Your output is the lines from the first one to the one containing "import plotly.graph_objects as go", repeated exactly, with images left out.

Collected data:

§ §

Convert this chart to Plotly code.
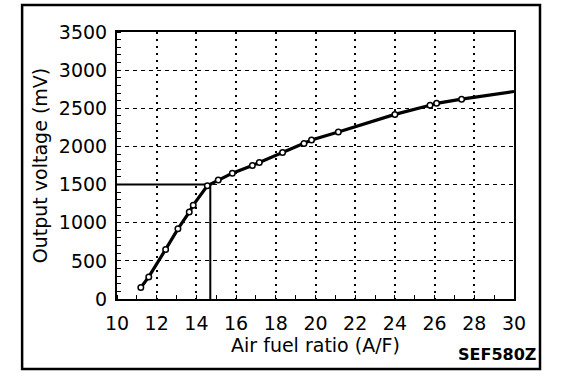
import plotly.graph_objects as go

# Data
afr = [11.2, 11.6, 12.45, 13.07, 13.64, 13.84, 14.55, 15.1, 15.81, 16.82, 17.17,
       18.34, 19.42, 19.8, 21.15, 24.0, 25.77, 26.1, 27.36]
mv = [150, 290, 650, 920, 1140, 1230, 1485, 1560, 1650, 1750, 1790,
      1920, 2040, 2085, 2190, 2420, 2540, 2565, 2620]
curve_end_afr = 30
curve_end_mv = 2720
stoich_afr = 14.7
stoich_mv = 1500
x_ticks = [10, 12, 14, 16, 18, 20, 22, 24, 26, 28, 30]
y_ticks = [0, 500, 1000, 1500, 2000, 2500, 3000, 3500]

FONT = "DejaVu Sans, Arial, sans-serif"

fig = go.Figure()

# Reference lines at stoichiometric point
fig.add_trace(go.Scatter(x=[10, stoich_afr, stoich_afr], y=[stoich_mv, stoich_mv, 0],
                         mode="lines", line=dict(color="black", width=2),
                         hoverinfo="skip", showlegend=False))
# Curve
fig.add_trace(go.Scatter(x=afr + [curve_end_afr], y=mv + [curve_end_mv],
                         mode="lines", line=dict(color="black", width=3.2),
                         showlegend=False))
# Markers
fig.add_trace(go.Scatter(x=afr, y=mv, mode="markers",
                         marker=dict(symbol="circle", size=5.5, color="white",
                                     line=dict(color="black", width=1.5)),
                         showlegend=False))

fig.update_xaxes(range=[10, 30], tickvals=x_ticks, ticktext=[str(v) for v in x_ticks],
                 automargin=False,
                 showgrid=True, gridcolor="black", gridwidth=1.8, griddash="2px,5px",
                 showline=True, linecolor="black", linewidth=2, mirror=True,
                 ticks="", zeroline=False,
                 minor=dict(dtick=1, ticks="inside", ticklen=4, tickcolor="black", showgrid=False),
                 tickfont=dict(family=FONT, size=19, color="black"),
                 ticklabelstandoff=6,
                 title=dict(text="Air fuel ratio (A/F)", font=dict(family=FONT, size=19, color="black"),
                            standoff=2))
fig.update_yaxes(range=[0, 3500], tickvals=y_ticks, ticktext=[str(v) for v in y_ticks],
                 automargin=False,
                 showgrid=True, gridcolor="black", gridwidth=1.4, griddash="4px,4px",
                 showline=True, linecolor="black", linewidth=2, mirror=True,
                 ticks="", zeroline=False,
                 minor=dict(dtick=100, ticks="inside", ticklen=4, tickcolor="black", showgrid=False),
                 tickfont=dict(family=FONT, size=19, color="black"),
                 ticklabelstandoff=4,
                 title=dict(text="Output voltage (mV)", font=dict(family=FONT, size=19, color="black"),
                            standoff=6))

fig.update_layout(
    width=576, height=380,
    margin=dict(l=117, r=62, t=32, b=81),
    paper_bgcolor="white", plot_bgcolor="white",
    shapes=[dict(type="rect", xref="paper", yref="paper",
                 x0=-0.239, x1=1.0655, y0=-0.262, y1=1.101,
                 line=dict(color="black", width=2.5), layer="above")],
    annotations=[dict(text="<b>SEF580Z</b>", xref="paper", yref="paper",
                      x=1.06, y=-0.25, xanchor="right", yanchor="bottom",
                      showarrow=False, font=dict(family=FONT, size=16, color="black"))],
)

fig.write_html("out.html", config={"displayModeBar": False},
               post_script="document.body.style.margin='0';document.body.style.padding='0';")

§ §

Task response:
Convert this chart to Plotly code.
import plotly.graph_objects as go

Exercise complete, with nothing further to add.